Personnellement je suis attaché à des bords de mers idylliques et aussi à des quais de port, qui sortis de leur contexte dans leur imbroglio de mur de pierre, de bittes d’amarrage rouillées et de cordages à l’abandon, ne peuvent parler à personne à par moi parce qu’ils constituent le décor de mon enfance et d’une partie de mon adolescence entre la rade de Toulon et le port Saint Louis du Mourillon.
Mais quittons la mer, il y a aussi des chemins dans la colline qui sentent le thym et l'herbe sèche, peuplés de personnages invisibles mais qui parlent forts et avec les mains, et sembleraient sortis de romans de Pagnol s’il n’était pas des oncles, des tantes et des cousines bien de ma famille.
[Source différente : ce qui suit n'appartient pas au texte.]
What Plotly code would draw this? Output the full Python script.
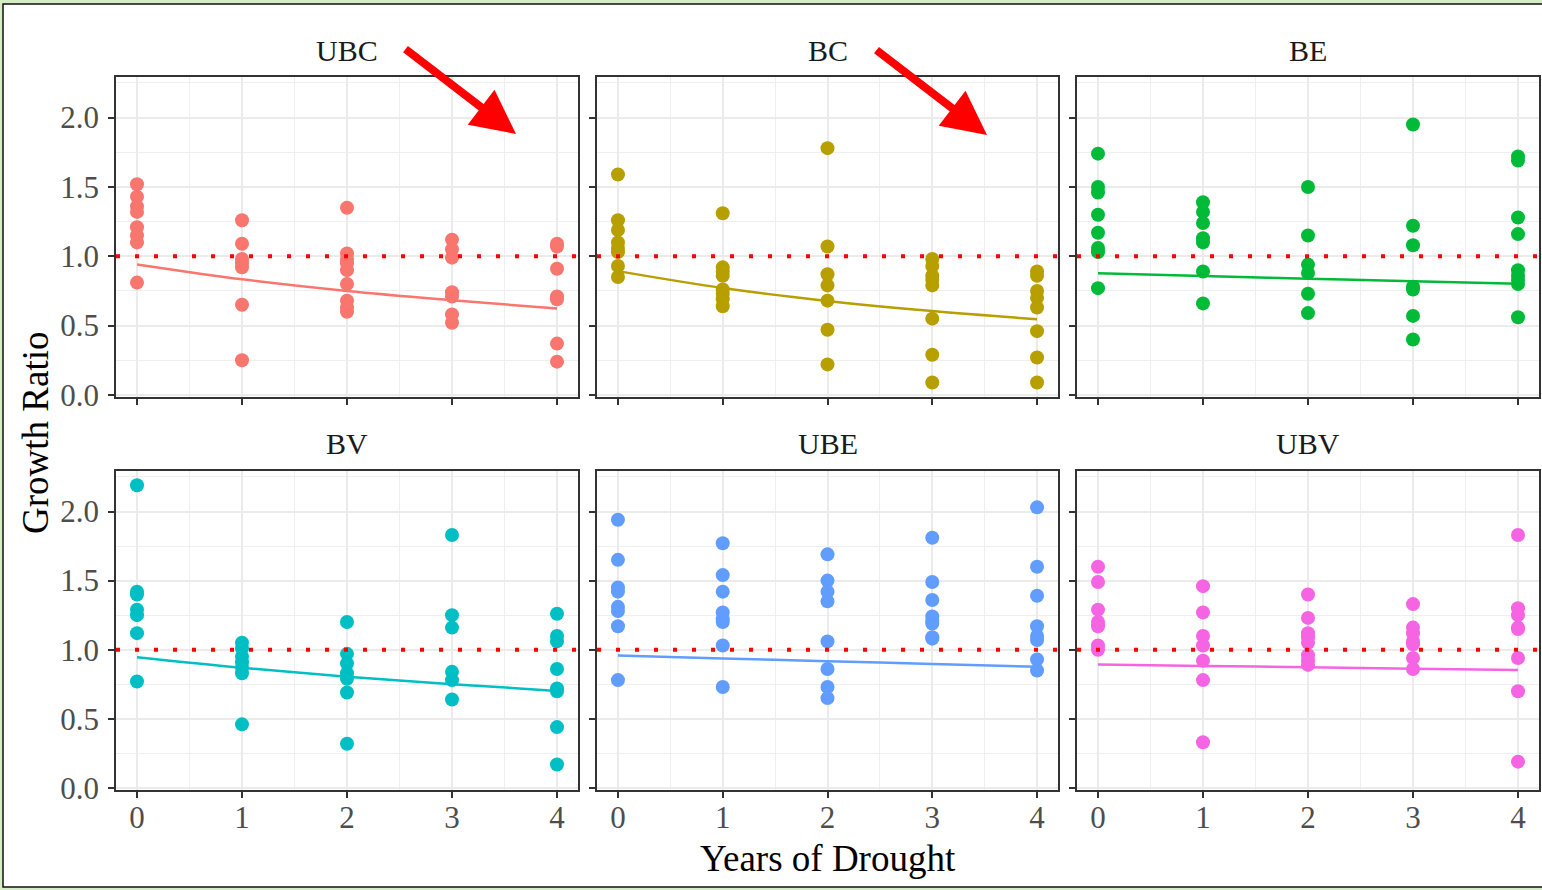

Il y a le quartier de mon enfance qui n’a rien de… et pourtant il m’oblige souvent à faire un grand détour rien que pour le traverser, revoir cette place, l’école maternelle, le bar qui fait l’angle, ces platanes aux écorces scarifiées par nos lames pour immortaliser un amour qui se croyait déjà immortel dans ce cœur traversé de deux initiales.
Est-ce que là encore j’y cherche des fantômes, ou des visages de gens bien vivants qui auraient franchi le temps et feraient le même voyage que moi ou s'y seraient naufragés, immobiles, toujours à la même place, témoins d’une époque? Certainement. Ce n’est qu’un retour aux sources pour s’imprégner d’images, d’odeurs, de parfums inoubliables. Ces lieux, on en a tous. En tout cas je vous le souhaite.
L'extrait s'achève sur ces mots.